Friday, February 20, 2015

Rocky Ford Creek Report: Catch of the Day

It's another beautiful afternoon at Rocky Ford Creek. The sun is in and out of scudding clouds. It's almost hot when it's out, and refreshingly cool when it's hidden.

I'm hoping to get some photos of the conjunction of Venus, Mars, and the new moon after sunset. My DSLR camera and tripod are in the truck. But as the afternoon rolls on the clouds roll in.

Meanwhile I just fish. I spend lots of time with an indicator on, and I pick up four or five youngsters on scuds and various nymphs. (I get no takes on a bloodworm.)

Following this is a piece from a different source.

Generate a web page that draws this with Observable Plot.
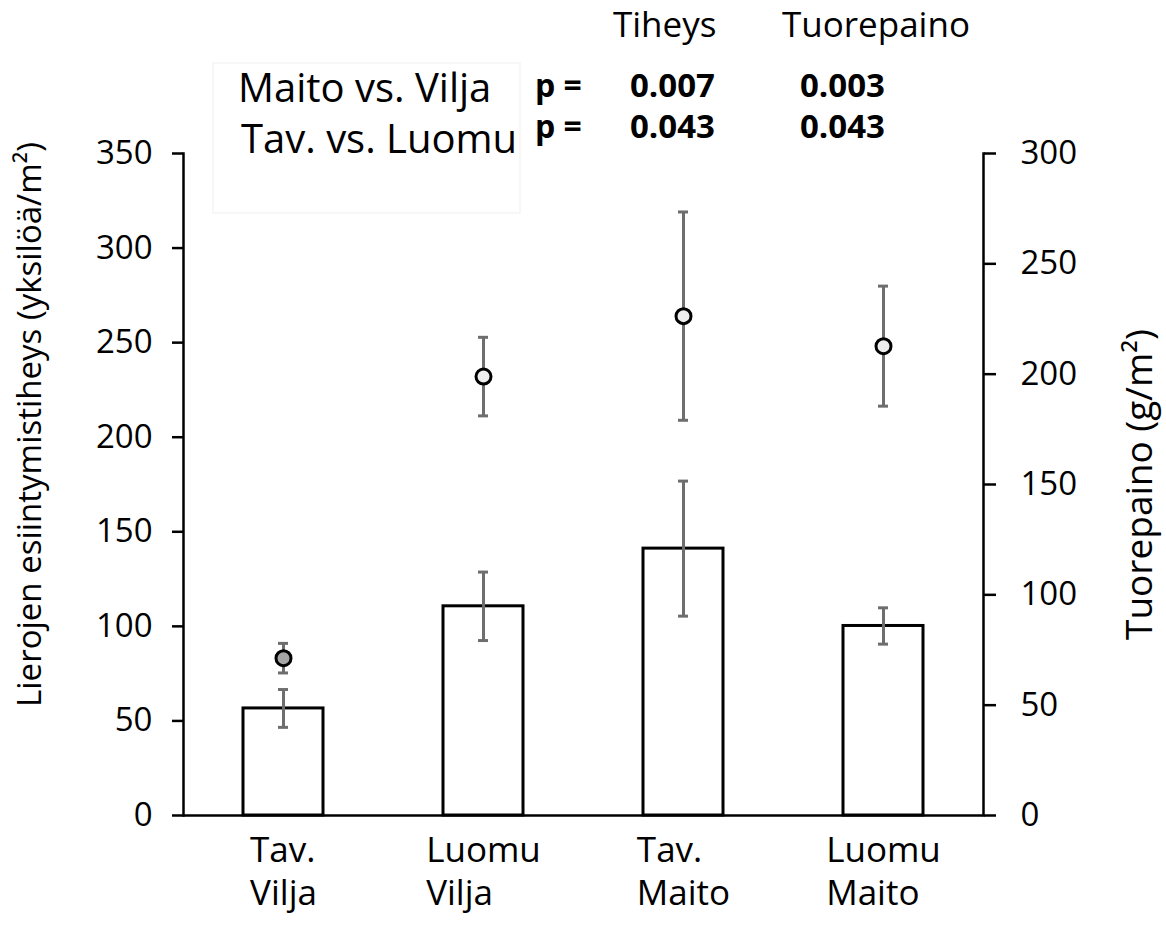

Robins have now joined the list of Spring birds, and more Great Blue Herons have come. A male Marsh Hawk--ghostly white--patrols the opposite bank. He hits the brakes and drops like a stone. I hear a commotion in the cattails, and he rises with a dark shape in his talons and heads for a perch in the rocks. Mallards are here, and a variety of Grebes, all paired up and engaged in courtship. I wonder when the Pelicans will arrive.

I catch a better fish on a nondescript nymph as I'm stripping it in for a change of flies. It's a very pretty fish.

Each time I've been here in the past few weeks I hear sounds below my feet. The banks are riddled with Muskrat tunnels, and I often see them paddling in and out. Now I'm also hearing them gnawing away at their domain, creating even more passageways.

It seems like I just got here, but the light is going. I try a scud again--I've gotten the most attention with that fly--and sure enough, I hook a good fish. I work it in carefully and have the net in my hand when it breaks off. So it goes.

I clip off the indicator and tie on a stimulator and throw it around until it's time to go. I watch Great Blues circle overhead against the darkening clouds and figure someone else will have to take photos of the celestial show. I'm sorry to have to miss it.

The truck is packed. I start the engine, and pour some coffee. I'm about to shift into gear when a glint of moonlight flickers out of the shifting clouds. I study the sky critically. It looks like the clouds may break up enough for a good view.

I shut the engine off, grab my DSLR and climb out. Yes, it's going to happen. I set up the tripod as quickly as I can and get ready. And I get my shot.

It's the catch of the day.

1 comment:

  1. You're getting out. Maybe not in your float tube, but you're getting out.